What would change if we add a linear term in the Klein-Gordon Lagrangian? The usual Klein-Gordon Lagrangian reads
\begin{equation} \mathscr{L}= \frac{1}{2}( \partial _{\mu} \Phi \partial ^{\mu} \Phi -m^2 \Phi^2) \, .   \tag1\end{equation}
Without additional symmetry beyond Lorentz symmetry, nothing forbids an additional linear term:
\begin{equation} \mathscr{L}= \frac{1}{2}( \partial _{\mu} \Phi \partial ^{\mu} \Phi -m^2 \Phi^2) - C \Phi \, ,   \tag2\end{equation} 
where $C$ is some constant.
This modified Lagrangian leads to a modified Klein-Gordon equation 
$$( \partial _{\mu} \partial ^{\mu}+m^2)\Phi =C  \, .\tag3$$
What would be the interpretation of this modified Klein-Gordon equation? Why do we usually neglect the linear term and hence the possible constant in the Klein-Gordon equation?

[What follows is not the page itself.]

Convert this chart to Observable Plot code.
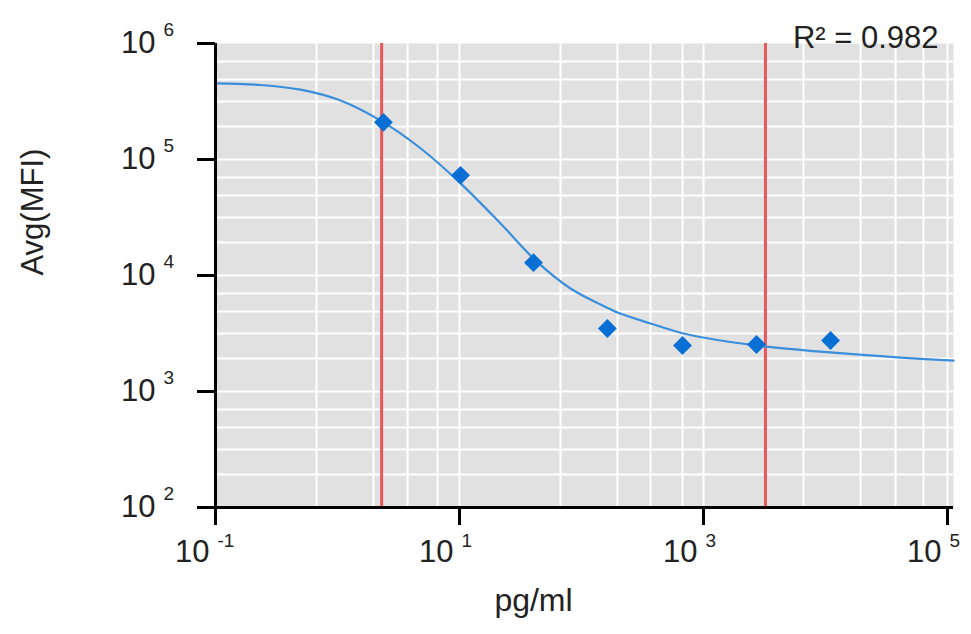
<!DOCTYPE html>
<html>
<head>
<meta charset="utf-8">
<script src="https://cdn.jsdelivr.net/npm/d3@7"></script>
<script src="https://cdn.jsdelivr.net/npm/@observablehq/plot@0.6"></script>
<style>
  html, body { margin: 0; padding: 0; background: white; }
  #chart svg { display: block; }
</style>
</head>
<body>
<div id="chart"></div>
<script>
// Standards (diamonds)
const concentrations = [2.38, 10.2, 40.4, 163, 673, 2720, 11000];
const avgMFI = [209000, 73000, 12900, 3490, 2490, 2540, 2750];

// Fitted curve
const curveX = [0.1, 0.234, 0.498, 1.06, 2.38, 4.79, 10, 21.7, 42, 81.3, 143, 197, 368, 686, 1377, 2770, 11000, 41200, 112000];
const curveY = [454000, 439000, 400000, 322000, 209000, 125000, 63500, 28100, 13500, 7720, 5620, 4800, 3860, 3160, 2750, 2490, 2170, 1960, 1845];

// Limits (red vertical lines)
const limits = [2.3, 3220];

// Axis ticks and labels
const xTicks = [0.1, 10, 1000, 100000];
const xExp = ["-1", "1", "3", "5"];
const yTicks = [100, 1000, 10000, 100000, 1000000];
const yExp = ["2", "3", "4", "5", "6"];

// Grid lines
const xGrid = [0.673, 1.97, 3.75, 6.6, 10, 67.3, 197, 368, 673, 1000, 6600, 19400, 37500, 63500, 100000];
const yGrid = [193, 317, 490, 700, 1000, 1930, 3170, 4900, 7000, 10000, 19300, 31700, 49000, 70000, 100000, 193000, 317000, 490000, 700000];

const r2Label = "R\u00B2 = 0.982";
const xTitle = "pg/ml";
const yTitle = "Avg(MFI)";

const points = concentrations.map((c, i) => ({x: c, y: avgMFI[i]}));
const curve = curveX.map((c, i) => ({x: c, y: curveY[i]}));

const textColor = "#222";
const font = "Liberation Sans, Arial, sans-serif";

const chart = Plot.plot({
  width: 971,
  height: 634,
  marginLeft: 215,
  marginRight: 18,
  marginTop: 43,
  marginBottom: 127,
  x: {type: "log", domain: [0.1, 112000], axis: null},
  y: {type: "log", domain: [100, 1000000], axis: null},
  style: {fontFamily: font, background: "white", overflow: "visible"},
  marks: [
    Plot.frame({fill: "#e1e1e1", stroke: "none"}),
    Plot.ruleX(xGrid, {stroke: "white", strokeWidth: 2}),
    Plot.ruleY(yGrid, {stroke: "white", strokeWidth: 2}),
    Plot.ruleX(limits, {stroke: "#e8585a", strokeWidth: 3}),
    Plot.line(curve, {x: "x", y: "y", stroke: "#3b8edb", strokeWidth: 2.2, curve: "catmull-rom"}),
    Plot.dot(points, {x: "x", y: "y", symbol: "diamond2", r: 8.5, fill: "#0a6fd4", stroke: "none"}),
    Plot.ruleX([0.1], {stroke: "black", strokeWidth: 3}),
    Plot.ruleY([100], {stroke: "black", strokeWidth: 3}),
    Plot.axisX(xTicks, {tickSize: 18, tickFormat: () => "", label: null, strokeWidth: 3, stroke: "black"}),
    Plot.axisY(yTicks, {tickSize: 18, tickFormat: () => "", label: null, strokeWidth: 3, stroke: "black"}),
    // x tick labels: "10" + superscript exponent
    Plot.text(xTicks, {x: d => d, text: () => "10", frameAnchor: "bottom", dy: 54, dx: -6, textAnchor: "end", fontSize: 31, fill: textColor}),
    Plot.text(xTicks, {x: d => d, text: (d, i) => xExp[i], frameAnchor: "bottom", dy: 39, dx: 2, textAnchor: "start", fontSize: 19, fill: textColor}),
    // y tick labels
    Plot.text(yTicks, {y: d => d, text: () => "10", frameAnchor: "left", dx: -60, textAnchor: "end", fontSize: 31, fill: textColor}),
    Plot.text(yTicks, {y: d => d, text: (d, i) => yExp[i], frameAnchor: "left", dx: -52, dy: -14, textAnchor: "start", fontSize: 19, fill: textColor}),
    // titles
    Plot.text([xTitle], {frameAnchor: "bottom", dx: -51, dy: 103, fontSize: 32, fill: textColor}),
    Plot.text([yTitle], {frameAnchor: "left", dx: -182, rotate: -90, fontSize: 31, fill: textColor}),
    Plot.text([r2Label], {frameAnchor: "top-right", dx: -15, dy: -18, textAnchor: "end", fontSize: 31, fill: textColor})
  ]
});

document.getElementById("chart").appendChild(chart);
</script>
</body>
</html>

 A: Hint 1. What happens if you take the vacuum expectation value of equation $(3)$? You should find $\langle\Phi\rangle\neq 0$. Why is this a bad thing?
Hint 2. (pretty much the same thing as Hint 1 actually) What happens under the field redefinition $\Phi\to\Phi+C/m^2$?
A: One obvious change is as well that the usual Klein-Gordon Lagrangian
\begin{equation}
\mathcal{L} = \frac{1}{2}(\partial_{\mu} \Phi^{\dagger} \partial^{\mu} \Phi - m^{2} \Phi^\dagger\Phi)
\end{equation}
has a $U(1)$ symmetry if you consider the field $\Phi$ to be complex.
Meaning that $\mathcal{L}$ is invariant under the transformation
\begin{align}
& \Phi \to \Phi e^{i\phi} \,, \\
& \Phi^{\dagger} \to \Phi^{\dagger} e^{-i\phi} \,,
\end{align}
where $\phi \in \mathbb{R}$ is a real parameter. You could also promote $\phi \to \phi(x)$ making the global $U(1)$ symmetry a local one, hence promoting it to a gauge symmetry.
Adding a linear term explicitly breaks said symmetry! Therefore in principle if you have a initial gauge symmetry adding a linear term is forbidden by the demand for gauge invariance.